Schlagwort-Archive: Statuten

FIFA so (un)sicher wie Wetterprognosen

causasportnews / Nr. 1142/05/2024, 19. Mai 2024

Photo by Adrien Olichon on Pexels.com

(causasportnews / red. / 19. Mai 2024). Mit dem Weltfussballverband (FIFA) verhält es sich ungefähr gleich wie mit den Wetterprognosen. Im Home of FIFA auf dem Zürcher Sonnenberg sind die Regeln der Sportpolitik einigermassen gleich geartet wie die Blicke auf künftige Wetterlagen. «Kräht der Hahn auf dem Mist, ändert sich das Wetter oder es bleibt wie es ist». Das einzig Sichere ist bei den Wetterprognosen und in der FIFA-Sportpolitik das Unsichere.

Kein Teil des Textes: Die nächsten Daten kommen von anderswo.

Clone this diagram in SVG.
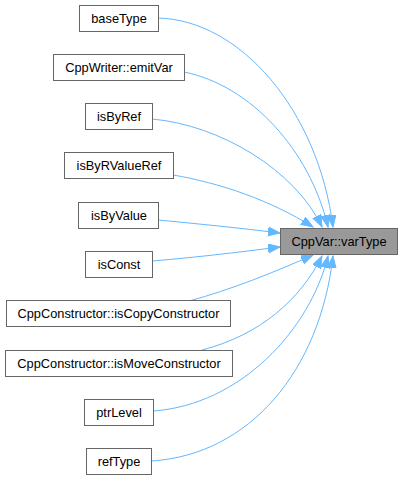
<svg xmlns="http://www.w3.org/2000/svg" width="403" height="480" viewBox="0 0 403 480">
<defs>
<style>
.n rect{fill:#ffffff;stroke:#666666;stroke-width:1}
.n.t rect{fill:#999999}
.n text{font-family:"Liberation Sans",Arial,Helvetica,sans-serif;font-size:12.8px;fill:#000000;text-anchor:middle}
.e path{fill:none;stroke:#63b8ff;stroke-width:1}
</style>
<marker id="ah" markerUnits="userSpaceOnUse" markerWidth="13" markerHeight="10" refX="12" refY="4.5" orient="auto">
<path d="M0,0 L12,4.5 L0,9 z" fill="#63b8ff" stroke="#63b8ff" stroke-width="1"/>
</marker>
</defs>
<rect width="403" height="480" fill="#ffffff"/>
<g id="edges" class="e">
<path d="M158,18 C240,20 318,110 333,227" marker-end="url(#ah)"/>
<path d="M184,72 C250,85 310,150 328,227" marker-end="url(#ah)"/>
<path d="M152,119 C220,125 295,170 322,227" marker-end="url(#ah)"/>
<path d="M173,175 C220,183 270,200 313,227" marker-end="url(#ah)"/>
<path d="M158,220 C200,224 240,228 280,233" marker-end="url(#ah)"/>
<path d="M152,261 C200,257 240,252 280,247" marker-end="url(#ah)"/>
<path d="M189,301 C230,290 275,272 313,255" marker-end="url(#ah)"/>
<path d="M202,350 C260,335 300,300 322,256" marker-end="url(#ah)"/>
<path d="M153,411 C240,405 310,330 328,256" marker-end="url(#ah)"/>
<path d="M151,461 C250,455 320,370 333,256" marker-end="url(#ah)"/>
</g>
<g id="varType" class="n t"><rect x="280.5" y="228.5" width="117" height="26"/><text x="339" y="246">CppVar::varType</text></g>
<g id="baseType" class="n"><rect x="79.5" y="5.5" width="79" height="26"/><text x="119" y="23">baseType</text></g>
<g id="emitVar" class="n"><rect x="53.5" y="54.5" width="131" height="26"/><text x="119" y="72">CppWriter::emitVar</text></g>
<g id="isByRef" class="n"><rect x="85.5" y="103.5" width="67" height="26"/><text x="119" y="121">isByRef</text></g>
<g id="isByRValueRef" class="n"><rect x="64.5" y="152.5" width="109" height="26"/><text x="119" y="170">isByRValueRef</text></g>
<g id="isByValue" class="n"><rect x="78.5" y="202.5" width="80" height="26"/><text x="119" y="220">isByValue</text></g>
<g id="isConst" class="n"><rect x="85.5" y="251.5" width="67" height="26"/><text x="119" y="269">isConst</text></g>
<g id="isCopyConstructor" class="n"><rect x="6.5" y="300.5" width="224" height="26"/><text x="118.5" y="318">CppConstructor::isCopyConstructor</text></g>
<g id="isMoveConstructor" class="n"><rect x="5.5" y="350.5" width="227" height="26"/><text x="119" y="368">CppConstructor::isMoveConstructor</text></g>
<g id="ptrLevel" class="n"><rect x="84.5" y="399.5" width="69" height="26"/><text x="119" y="417">ptrLevel</text></g>
<g id="refType" class="n"><rect x="86.5" y="448.5" width="65" height="26"/><text x="119" y="466">refType</text></g>
</svg>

Das geht im Weltfussball etwa so: Am soeben zu Ende gegangenen Kongress (Vereinsversammlung, Art. 64/65 ZGB) des Verbandes in Bangkok, der als Schweizer Verein gemäss Art. 60 ff. des Zivilgesetzbuches (ZGB) organisiert ist, gab die Streichung des Sitzortes («Zürich») aus den Statuten des Weltverbandes zu reden, nämlich dergestalt, ob das nun das Ende der FIFA in Zürich und in der Schweiz sei. Bis anhin hiess es glasklar: «Der Sitz der FIFA befindet ich in Zürich (Schweiz). Er kann nur durch einen Kongressbeschluss verlegt werden.» Nun sind die Statuten so geändert worden, dass die «Zentrale» des Verbandes in Zürich liegt, bis der Kongress eine Entscheidung über den Hauptsitz getroffen hat.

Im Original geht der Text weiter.